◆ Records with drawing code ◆
⁂
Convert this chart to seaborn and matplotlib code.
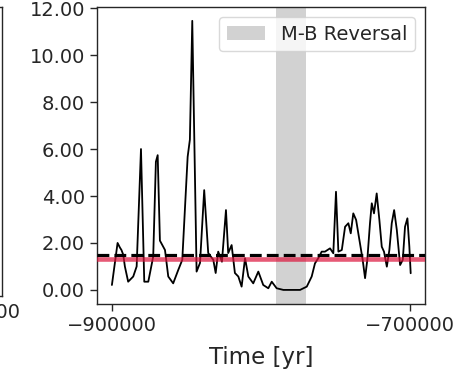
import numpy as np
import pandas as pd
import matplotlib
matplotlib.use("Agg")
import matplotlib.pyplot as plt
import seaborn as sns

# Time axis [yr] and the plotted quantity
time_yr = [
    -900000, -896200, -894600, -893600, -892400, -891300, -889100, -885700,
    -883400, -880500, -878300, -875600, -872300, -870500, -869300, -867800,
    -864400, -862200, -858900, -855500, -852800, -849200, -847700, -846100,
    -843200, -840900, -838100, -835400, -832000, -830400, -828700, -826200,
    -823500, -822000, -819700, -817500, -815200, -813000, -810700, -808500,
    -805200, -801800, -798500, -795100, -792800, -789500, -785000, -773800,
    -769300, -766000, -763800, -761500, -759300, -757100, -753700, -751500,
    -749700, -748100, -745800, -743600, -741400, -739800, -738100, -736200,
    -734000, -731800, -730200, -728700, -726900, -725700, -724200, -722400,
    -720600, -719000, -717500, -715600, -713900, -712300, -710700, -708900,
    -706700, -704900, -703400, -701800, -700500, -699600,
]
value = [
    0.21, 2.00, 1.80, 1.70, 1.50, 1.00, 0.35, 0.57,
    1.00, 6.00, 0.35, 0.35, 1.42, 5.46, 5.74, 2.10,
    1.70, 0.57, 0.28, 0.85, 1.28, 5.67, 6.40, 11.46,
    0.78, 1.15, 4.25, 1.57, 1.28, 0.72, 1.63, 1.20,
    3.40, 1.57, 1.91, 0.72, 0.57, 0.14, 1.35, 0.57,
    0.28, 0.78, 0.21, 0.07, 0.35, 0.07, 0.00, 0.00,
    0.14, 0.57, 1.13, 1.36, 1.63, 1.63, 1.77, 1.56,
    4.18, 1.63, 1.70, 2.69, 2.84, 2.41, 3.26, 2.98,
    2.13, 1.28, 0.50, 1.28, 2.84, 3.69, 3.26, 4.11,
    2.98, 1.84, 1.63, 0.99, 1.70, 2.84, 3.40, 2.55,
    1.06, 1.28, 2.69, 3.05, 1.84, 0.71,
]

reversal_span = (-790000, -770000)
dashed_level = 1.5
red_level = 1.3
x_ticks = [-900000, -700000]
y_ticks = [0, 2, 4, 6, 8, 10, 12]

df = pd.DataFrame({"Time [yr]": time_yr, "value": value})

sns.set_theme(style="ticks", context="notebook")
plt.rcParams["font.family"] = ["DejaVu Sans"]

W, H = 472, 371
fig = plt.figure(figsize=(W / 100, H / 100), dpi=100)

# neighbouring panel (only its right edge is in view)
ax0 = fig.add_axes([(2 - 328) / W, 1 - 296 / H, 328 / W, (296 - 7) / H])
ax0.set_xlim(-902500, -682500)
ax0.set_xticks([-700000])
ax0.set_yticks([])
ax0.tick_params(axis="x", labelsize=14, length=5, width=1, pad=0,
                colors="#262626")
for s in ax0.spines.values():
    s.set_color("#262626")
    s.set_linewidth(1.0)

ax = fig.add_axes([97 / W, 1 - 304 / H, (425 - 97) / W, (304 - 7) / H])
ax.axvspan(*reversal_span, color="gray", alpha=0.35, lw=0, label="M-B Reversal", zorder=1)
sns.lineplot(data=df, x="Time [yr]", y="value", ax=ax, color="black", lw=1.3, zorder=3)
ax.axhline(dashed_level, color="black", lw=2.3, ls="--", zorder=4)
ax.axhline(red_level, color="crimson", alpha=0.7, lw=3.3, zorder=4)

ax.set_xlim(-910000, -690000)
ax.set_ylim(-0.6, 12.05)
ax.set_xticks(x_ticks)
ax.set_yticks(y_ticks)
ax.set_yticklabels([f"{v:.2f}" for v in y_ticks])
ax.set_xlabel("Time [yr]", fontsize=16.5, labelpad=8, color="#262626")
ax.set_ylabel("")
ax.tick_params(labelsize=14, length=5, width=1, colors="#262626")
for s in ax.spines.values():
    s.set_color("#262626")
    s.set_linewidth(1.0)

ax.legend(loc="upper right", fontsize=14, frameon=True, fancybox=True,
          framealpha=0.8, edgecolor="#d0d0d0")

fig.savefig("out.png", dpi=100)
⁂
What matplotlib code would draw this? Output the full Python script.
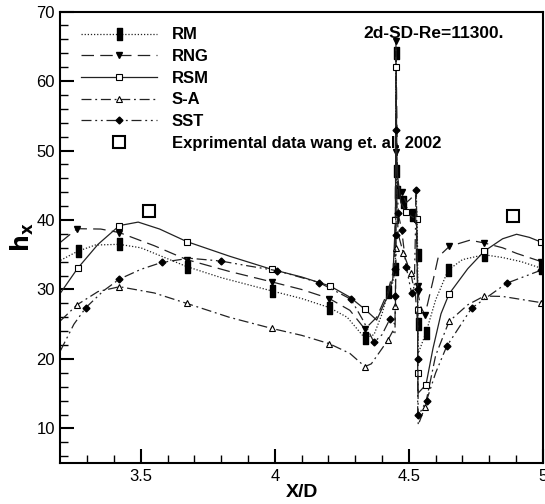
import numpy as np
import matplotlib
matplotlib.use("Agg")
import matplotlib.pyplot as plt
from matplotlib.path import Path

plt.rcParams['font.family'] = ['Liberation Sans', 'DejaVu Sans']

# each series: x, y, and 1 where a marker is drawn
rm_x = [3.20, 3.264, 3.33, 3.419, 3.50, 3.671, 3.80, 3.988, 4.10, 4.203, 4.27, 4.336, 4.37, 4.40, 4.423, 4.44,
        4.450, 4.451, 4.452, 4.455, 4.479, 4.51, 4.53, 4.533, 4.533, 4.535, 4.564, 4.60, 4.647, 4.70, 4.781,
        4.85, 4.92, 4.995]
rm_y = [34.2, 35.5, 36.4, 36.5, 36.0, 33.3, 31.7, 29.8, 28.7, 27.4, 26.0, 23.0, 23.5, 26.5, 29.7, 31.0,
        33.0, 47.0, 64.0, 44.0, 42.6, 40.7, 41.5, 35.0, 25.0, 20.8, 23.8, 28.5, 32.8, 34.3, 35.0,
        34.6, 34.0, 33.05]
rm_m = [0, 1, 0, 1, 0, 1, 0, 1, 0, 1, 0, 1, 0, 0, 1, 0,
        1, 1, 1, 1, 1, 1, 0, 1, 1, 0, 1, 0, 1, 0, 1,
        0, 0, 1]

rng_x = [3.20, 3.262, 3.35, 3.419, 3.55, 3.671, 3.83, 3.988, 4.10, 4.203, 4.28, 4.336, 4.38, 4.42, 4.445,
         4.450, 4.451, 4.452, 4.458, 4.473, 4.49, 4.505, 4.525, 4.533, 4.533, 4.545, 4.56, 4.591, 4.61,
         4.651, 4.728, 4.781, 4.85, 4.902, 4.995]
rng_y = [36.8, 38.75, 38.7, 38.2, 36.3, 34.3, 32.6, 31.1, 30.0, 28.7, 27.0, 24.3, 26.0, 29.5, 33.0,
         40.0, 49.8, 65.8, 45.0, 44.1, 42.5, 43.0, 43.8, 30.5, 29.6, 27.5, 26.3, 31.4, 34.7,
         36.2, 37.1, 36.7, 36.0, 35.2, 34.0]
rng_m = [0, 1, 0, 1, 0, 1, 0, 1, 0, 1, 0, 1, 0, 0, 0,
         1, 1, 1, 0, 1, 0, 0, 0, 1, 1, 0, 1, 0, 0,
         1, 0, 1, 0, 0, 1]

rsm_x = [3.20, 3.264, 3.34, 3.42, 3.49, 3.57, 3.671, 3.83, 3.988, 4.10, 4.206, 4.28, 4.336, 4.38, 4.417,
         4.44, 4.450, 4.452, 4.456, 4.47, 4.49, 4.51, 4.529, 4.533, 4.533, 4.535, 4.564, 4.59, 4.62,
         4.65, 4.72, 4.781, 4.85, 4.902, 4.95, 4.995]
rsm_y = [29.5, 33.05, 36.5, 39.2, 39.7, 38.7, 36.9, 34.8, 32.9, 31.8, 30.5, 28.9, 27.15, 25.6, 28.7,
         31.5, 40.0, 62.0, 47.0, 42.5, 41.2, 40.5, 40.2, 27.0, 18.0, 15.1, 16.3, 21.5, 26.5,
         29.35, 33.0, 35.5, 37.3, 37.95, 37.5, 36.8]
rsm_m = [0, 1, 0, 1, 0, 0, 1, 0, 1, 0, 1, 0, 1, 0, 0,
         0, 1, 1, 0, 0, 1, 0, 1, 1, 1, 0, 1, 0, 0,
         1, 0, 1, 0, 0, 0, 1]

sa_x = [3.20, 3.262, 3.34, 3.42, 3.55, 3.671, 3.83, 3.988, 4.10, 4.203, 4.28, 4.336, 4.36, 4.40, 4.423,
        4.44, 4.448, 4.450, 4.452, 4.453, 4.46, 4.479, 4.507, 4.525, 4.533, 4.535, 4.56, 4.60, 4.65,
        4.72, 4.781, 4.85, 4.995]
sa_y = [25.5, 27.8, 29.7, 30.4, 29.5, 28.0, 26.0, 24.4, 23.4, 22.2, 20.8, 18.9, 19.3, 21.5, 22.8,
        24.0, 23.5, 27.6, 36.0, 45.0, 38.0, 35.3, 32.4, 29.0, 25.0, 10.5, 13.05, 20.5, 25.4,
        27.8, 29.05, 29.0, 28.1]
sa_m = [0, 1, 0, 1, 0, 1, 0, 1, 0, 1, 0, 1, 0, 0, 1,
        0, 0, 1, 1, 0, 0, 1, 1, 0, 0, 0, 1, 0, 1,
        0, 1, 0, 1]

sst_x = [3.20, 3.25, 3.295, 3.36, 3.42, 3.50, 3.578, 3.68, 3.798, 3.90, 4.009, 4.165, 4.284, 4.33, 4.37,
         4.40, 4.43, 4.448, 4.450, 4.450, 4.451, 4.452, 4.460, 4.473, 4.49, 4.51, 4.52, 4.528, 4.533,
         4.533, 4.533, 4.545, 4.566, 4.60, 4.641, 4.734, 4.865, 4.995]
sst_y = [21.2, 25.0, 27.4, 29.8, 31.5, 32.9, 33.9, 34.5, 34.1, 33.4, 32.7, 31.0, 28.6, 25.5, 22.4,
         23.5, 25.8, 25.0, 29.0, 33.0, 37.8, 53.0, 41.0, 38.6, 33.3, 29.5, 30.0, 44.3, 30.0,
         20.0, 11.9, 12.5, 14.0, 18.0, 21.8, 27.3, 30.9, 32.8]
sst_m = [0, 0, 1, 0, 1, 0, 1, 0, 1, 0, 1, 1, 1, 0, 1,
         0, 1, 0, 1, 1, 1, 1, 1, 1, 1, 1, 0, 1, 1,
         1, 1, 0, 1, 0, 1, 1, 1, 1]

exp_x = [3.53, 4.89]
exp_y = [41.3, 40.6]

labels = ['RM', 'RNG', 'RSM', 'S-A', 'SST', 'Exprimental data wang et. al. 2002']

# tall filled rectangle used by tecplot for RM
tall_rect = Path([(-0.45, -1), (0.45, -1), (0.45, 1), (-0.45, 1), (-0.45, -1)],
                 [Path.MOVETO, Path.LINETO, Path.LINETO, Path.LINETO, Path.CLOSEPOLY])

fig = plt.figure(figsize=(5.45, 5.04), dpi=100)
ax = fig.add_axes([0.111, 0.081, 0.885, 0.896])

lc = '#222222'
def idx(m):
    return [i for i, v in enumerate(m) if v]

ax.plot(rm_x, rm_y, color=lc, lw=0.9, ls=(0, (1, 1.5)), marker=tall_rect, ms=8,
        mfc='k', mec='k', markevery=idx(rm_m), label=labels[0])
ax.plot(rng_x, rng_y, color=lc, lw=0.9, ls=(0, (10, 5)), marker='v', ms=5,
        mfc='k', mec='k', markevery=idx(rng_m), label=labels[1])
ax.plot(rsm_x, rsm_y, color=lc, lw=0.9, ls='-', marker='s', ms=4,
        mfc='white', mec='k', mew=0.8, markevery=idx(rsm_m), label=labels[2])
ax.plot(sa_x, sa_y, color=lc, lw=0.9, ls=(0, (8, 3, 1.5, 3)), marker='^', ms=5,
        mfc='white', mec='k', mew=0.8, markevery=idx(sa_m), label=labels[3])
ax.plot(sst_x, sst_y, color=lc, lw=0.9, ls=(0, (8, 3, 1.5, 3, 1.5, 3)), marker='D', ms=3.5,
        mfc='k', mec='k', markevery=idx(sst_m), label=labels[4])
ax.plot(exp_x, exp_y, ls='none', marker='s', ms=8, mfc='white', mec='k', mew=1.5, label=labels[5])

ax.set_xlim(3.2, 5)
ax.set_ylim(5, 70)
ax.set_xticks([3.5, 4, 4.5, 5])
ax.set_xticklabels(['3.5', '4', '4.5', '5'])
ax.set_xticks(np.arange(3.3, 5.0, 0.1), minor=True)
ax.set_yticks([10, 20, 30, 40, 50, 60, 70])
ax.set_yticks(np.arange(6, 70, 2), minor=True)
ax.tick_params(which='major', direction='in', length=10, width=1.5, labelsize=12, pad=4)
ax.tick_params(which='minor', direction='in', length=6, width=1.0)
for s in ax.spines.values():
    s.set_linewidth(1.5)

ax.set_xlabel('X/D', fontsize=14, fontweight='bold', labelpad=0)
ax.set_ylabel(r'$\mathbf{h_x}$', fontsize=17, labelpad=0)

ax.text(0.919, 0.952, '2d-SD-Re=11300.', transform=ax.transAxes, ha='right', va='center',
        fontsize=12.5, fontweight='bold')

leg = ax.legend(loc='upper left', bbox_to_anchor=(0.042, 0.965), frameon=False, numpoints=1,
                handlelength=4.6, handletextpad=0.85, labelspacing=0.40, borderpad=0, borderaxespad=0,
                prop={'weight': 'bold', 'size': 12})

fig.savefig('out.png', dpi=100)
⁂
◆ DIRECTIONS FOR THIS TASK ◆
The material above holds pictures; leave them out. Repeat exactly the lines from the one containing "What matplotlib code" through the one containing "1, 0, 1, 0, 0, 1]", and nothing else.

◆ EXPECTED OUTPUT ◆
What matplotlib code would draw this? Output the full Python script.
import numpy as np
import matplotlib
matplotlib.use("Agg")
import matplotlib.pyplot as plt
from matplotlib.path import Path

plt.rcParams['font.family'] = ['Liberation Sans', 'DejaVu Sans']

# each series: x, y, and 1 where a marker is drawn
rm_x = [3.20, 3.264, 3.33, 3.419, 3.50, 3.671, 3.80, 3.988, 4.10, 4.203, 4.27, 4.336, 4.37, 4.40, 4.423, 4.44,
        4.450, 4.451, 4.452, 4.455, 4.479, 4.51, 4.53, 4.533, 4.533, 4.535, 4.564, 4.60, 4.647, 4.70, 4.781,
        4.85, 4.92, 4.995]
rm_y = [34.2, 35.5, 36.4, 36.5, 36.0, 33.3, 31.7, 29.8, 28.7, 27.4, 26.0, 23.0, 23.5, 26.5, 29.7, 31.0,
        33.0, 47.0, 64.0, 44.0, 42.6, 40.7, 41.5, 35.0, 25.0, 20.8, 23.8, 28.5, 32.8, 34.3, 35.0,
        34.6, 34.0, 33.05]
rm_m = [0, 1, 0, 1, 0, 1, 0, 1, 0, 1, 0, 1, 0, 0, 1, 0,
        1, 1, 1, 1, 1, 1, 0, 1, 1, 0, 1, 0, 1, 0, 1,
        0, 0, 1]

rng_x = [3.20, 3.262, 3.35, 3.419, 3.55, 3.671, 3.83, 3.988, 4.10, 4.203, 4.28, 4.336, 4.38, 4.42, 4.445,
         4.450, 4.451, 4.452, 4.458, 4.473, 4.49, 4.505, 4.525, 4.533, 4.533, 4.545, 4.56, 4.591, 4.61,
         4.651, 4.728, 4.781, 4.85, 4.902, 4.995]
rng_y = [36.8, 38.75, 38.7, 38.2, 36.3, 34.3, 32.6, 31.1, 30.0, 28.7, 27.0, 24.3, 26.0, 29.5, 33.0,
         40.0, 49.8, 65.8, 45.0, 44.1, 42.5, 43.0, 43.8, 30.5, 29.6, 27.5, 26.3, 31.4, 34.7,
         36.2, 37.1, 36.7, 36.0, 35.2, 34.0]
rng_m = [0, 1, 0, 1, 0, 1, 0, 1, 0, 1, 0, 1, 0, 0, 0,
         1, 1, 1, 0, 1, 0, 0, 0, 1, 1, 0, 1, 0, 0,
         1, 0, 1, 0, 0, 1]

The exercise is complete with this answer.